- _DATA_
--- Begin ---
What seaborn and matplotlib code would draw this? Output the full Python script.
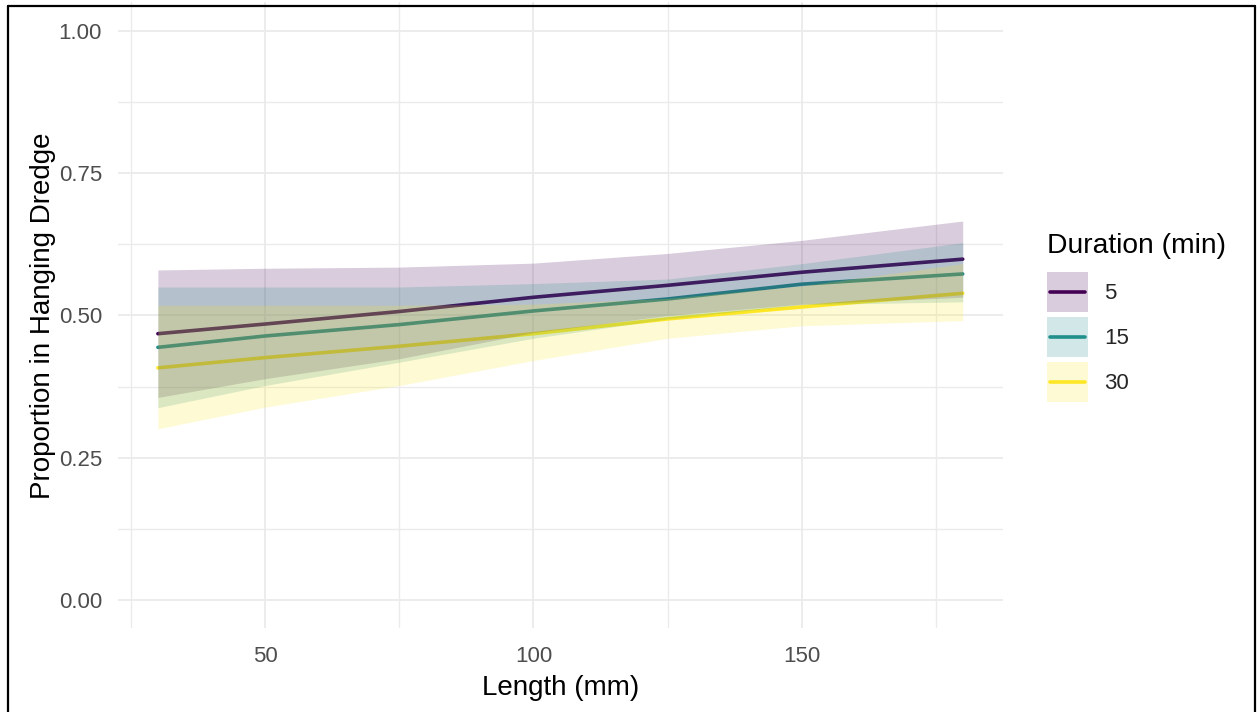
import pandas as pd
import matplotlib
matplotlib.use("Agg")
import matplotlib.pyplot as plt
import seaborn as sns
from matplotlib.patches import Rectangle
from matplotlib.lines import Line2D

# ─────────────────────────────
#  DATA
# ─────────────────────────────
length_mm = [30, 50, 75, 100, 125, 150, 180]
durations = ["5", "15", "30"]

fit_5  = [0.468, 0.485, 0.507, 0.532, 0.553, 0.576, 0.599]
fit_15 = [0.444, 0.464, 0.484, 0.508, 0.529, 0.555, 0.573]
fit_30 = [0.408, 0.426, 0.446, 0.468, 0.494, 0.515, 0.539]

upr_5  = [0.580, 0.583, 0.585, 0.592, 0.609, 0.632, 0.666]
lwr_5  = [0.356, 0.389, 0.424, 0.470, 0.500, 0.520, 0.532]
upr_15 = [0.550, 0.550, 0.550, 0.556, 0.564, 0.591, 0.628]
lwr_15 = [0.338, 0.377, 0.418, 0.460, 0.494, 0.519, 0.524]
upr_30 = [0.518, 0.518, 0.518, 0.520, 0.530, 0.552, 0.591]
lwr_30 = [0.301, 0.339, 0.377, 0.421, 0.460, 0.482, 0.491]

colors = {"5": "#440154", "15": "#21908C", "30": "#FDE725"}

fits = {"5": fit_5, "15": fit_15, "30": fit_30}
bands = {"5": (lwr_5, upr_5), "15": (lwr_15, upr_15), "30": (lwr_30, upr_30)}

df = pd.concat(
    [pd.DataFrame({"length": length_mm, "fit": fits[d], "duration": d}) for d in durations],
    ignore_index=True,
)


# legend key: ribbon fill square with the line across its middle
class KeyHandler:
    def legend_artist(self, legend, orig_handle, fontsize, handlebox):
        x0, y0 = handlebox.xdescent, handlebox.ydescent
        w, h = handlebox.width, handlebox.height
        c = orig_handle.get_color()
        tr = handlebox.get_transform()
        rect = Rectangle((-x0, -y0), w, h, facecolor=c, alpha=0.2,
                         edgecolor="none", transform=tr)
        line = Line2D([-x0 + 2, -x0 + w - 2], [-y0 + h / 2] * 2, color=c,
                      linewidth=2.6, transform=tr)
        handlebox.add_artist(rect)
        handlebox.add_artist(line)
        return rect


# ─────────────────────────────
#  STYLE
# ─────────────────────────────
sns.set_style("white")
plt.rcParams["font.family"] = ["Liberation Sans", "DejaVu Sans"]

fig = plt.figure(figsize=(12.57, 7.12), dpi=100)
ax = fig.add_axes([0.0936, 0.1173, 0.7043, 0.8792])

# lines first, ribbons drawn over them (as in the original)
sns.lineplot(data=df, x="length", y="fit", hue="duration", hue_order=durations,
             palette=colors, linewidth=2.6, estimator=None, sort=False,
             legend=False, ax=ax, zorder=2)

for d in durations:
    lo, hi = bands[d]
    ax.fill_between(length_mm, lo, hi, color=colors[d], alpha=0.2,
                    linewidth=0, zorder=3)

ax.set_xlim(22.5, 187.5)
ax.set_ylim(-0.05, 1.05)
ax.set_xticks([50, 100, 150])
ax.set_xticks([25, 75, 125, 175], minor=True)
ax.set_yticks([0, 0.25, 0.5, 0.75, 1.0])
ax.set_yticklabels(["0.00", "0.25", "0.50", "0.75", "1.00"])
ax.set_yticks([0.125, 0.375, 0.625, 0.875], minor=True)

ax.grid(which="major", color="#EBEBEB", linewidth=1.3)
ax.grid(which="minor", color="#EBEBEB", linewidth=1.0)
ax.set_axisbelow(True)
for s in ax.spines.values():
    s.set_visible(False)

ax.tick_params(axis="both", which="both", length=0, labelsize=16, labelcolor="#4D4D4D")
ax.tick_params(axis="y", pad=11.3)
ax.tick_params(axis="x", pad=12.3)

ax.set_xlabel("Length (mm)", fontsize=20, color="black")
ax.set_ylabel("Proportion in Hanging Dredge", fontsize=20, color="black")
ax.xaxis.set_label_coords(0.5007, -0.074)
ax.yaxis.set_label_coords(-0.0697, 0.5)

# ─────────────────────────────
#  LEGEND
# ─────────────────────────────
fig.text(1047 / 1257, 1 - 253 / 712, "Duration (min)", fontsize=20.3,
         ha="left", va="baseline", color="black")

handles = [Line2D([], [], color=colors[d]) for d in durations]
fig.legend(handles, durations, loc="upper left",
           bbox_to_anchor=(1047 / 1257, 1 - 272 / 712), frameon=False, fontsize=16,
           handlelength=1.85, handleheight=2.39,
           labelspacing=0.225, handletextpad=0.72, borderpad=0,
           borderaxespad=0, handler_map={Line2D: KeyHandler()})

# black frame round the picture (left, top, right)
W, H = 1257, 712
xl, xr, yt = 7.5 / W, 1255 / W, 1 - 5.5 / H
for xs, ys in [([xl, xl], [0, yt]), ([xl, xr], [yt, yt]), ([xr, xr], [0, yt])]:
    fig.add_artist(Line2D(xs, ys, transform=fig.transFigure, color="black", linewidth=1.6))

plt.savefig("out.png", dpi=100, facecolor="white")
--- End ---
- _WORK TO DO_
Repeat, exactly and in full, each line from the start of the data to the line that contains "return rect". Pictures do not go in.

- _TASK OUTPUT_
What seaborn and matplotlib code would draw this? Output the full Python script.
import pandas as pd
import matplotlib
matplotlib.use("Agg")
import matplotlib.pyplot as plt
import seaborn as sns
from matplotlib.patches import Rectangle
from matplotlib.lines import Line2D

# ─────────────────────────────
#  DATA
# ─────────────────────────────
length_mm = [30, 50, 75, 100, 125, 150, 180]
durations = ["5", "15", "30"]

fit_5  = [0.468, 0.485, 0.507, 0.532, 0.553, 0.576, 0.599]
fit_15 = [0.444, 0.464, 0.484, 0.508, 0.529, 0.555, 0.573]
fit_30 = [0.408, 0.426, 0.446, 0.468, 0.494, 0.515, 0.539]

upr_5  = [0.580, 0.583, 0.585, 0.592, 0.609, 0.632, 0.666]
lwr_5  = [0.356, 0.389, 0.424, 0.470, 0.500, 0.520, 0.532]
upr_15 = [0.550, 0.550, 0.550, 0.556, 0.564, 0.591, 0.628]
lwr_15 = [0.338, 0.377, 0.418, 0.460, 0.494, 0.519, 0.524]
upr_30 = [0.518, 0.518, 0.518, 0.520, 0.530, 0.552, 0.591]
lwr_30 = [0.301, 0.339, 0.377, 0.421, 0.460, 0.482, 0.491]

colors = {"5": "#440154", "15": "#21908C", "30": "#FDE725"}

fits = {"5": fit_5, "15": fit_15, "30": fit_30}
bands = {"5": (lwr_5, upr_5), "15": (lwr_15, upr_15), "30": (lwr_30, upr_30)}

df = pd.concat(
    [pd.DataFrame({"length": length_mm, "fit": fits[d], "duration": d}) for d in durations],
    ignore_index=True,
)


# legend key: ribbon fill square with the line across its middle
class KeyHandler:
    def legend_artist(self, legend, orig_handle, fontsize, handlebox):
        x0, y0 = handlebox.xdescent, handlebox.ydescent
        w, h = handlebox.width, handlebox.height
        c = orig_handle.get_color()
        tr = handlebox.get_transform()
        rect = Rectangle((-x0, -y0), w, h, facecolor=c, alpha=0.2,
                         edgecolor="none", transform=tr)
        line = Line2D([-x0 + 2, -x0 + w - 2], [-y0 + h / 2] * 2, color=c,
                      linewidth=2.6, transform=tr)
        handlebox.add_artist(rect)
        handlebox.add_artist(line)
        return rect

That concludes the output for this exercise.